Klara, a New York-based healthcare startup that pitches itself as a better tool for patient engagement for doctor’s offices and other clinical practices, has raised $15 million in new financing. 

The money comes as investors continue to pour cash into companies developing new communications, diagnostics and management tools for medical offices as patients look for more virtual care options.

For Simon Bolz and his co-founder Simon Lorenz the aspect of Klara’s business that differentiates it from its many, many competitors is the company’s emphasis on putting patient communications at the center of its user interface.

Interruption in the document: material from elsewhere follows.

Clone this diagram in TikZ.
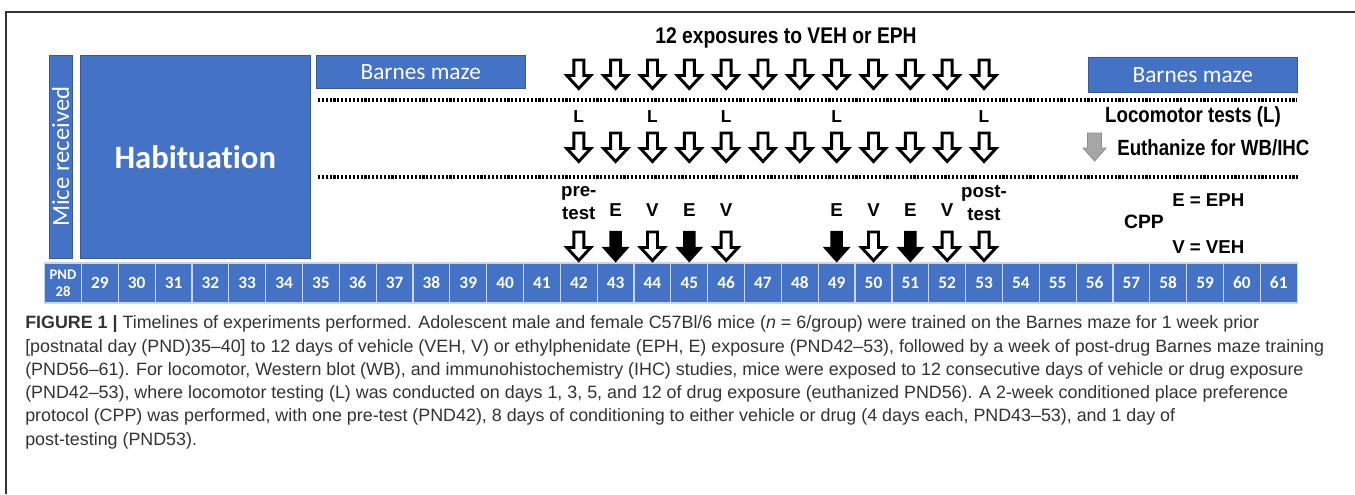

“The other products, maybe they started with intake or payments and they added messaging as an add-on. Building it that way, like others do, is not the most engaging way,” says Bolz.

Klara focuses on independent practices and practice groups beginning with dermatologists, but the company’s services work with any medical practice.

Integrations with EHRs and communication history are table stakes for most patient engagement services these days and Klara offers those. The company works through a portal on a mobile web browser. Patients are sent a link via text and then interact with the service via text messaging.

It’s that text messaging component that attracted Google’s Gradient Ventures, according to Bolz. The company wants to automate more and more of the medical process and is going to rely on natural language processing technologies to do it.

“We are going more and more into automation. We have started to automate a lot of these processes. Integrating with EHRs and practice management systems,” Bolz said. 

Darian Shirazi, a general partner at Gradient Ventures, and Navid Farzad, a partner at Frist Cressey Ventures, will both take seats on the Klara board.

“The traditional physician practice must transform to improve communication and engagement with their patients — especially in a post-COVID world. Existing practice technology infrastructure is inadequate. Klara’s seamless solution modernizes the practice infrastructure without disrupting workflows.” said Navid Farzad from Frist Cressey Ventures, in a statement.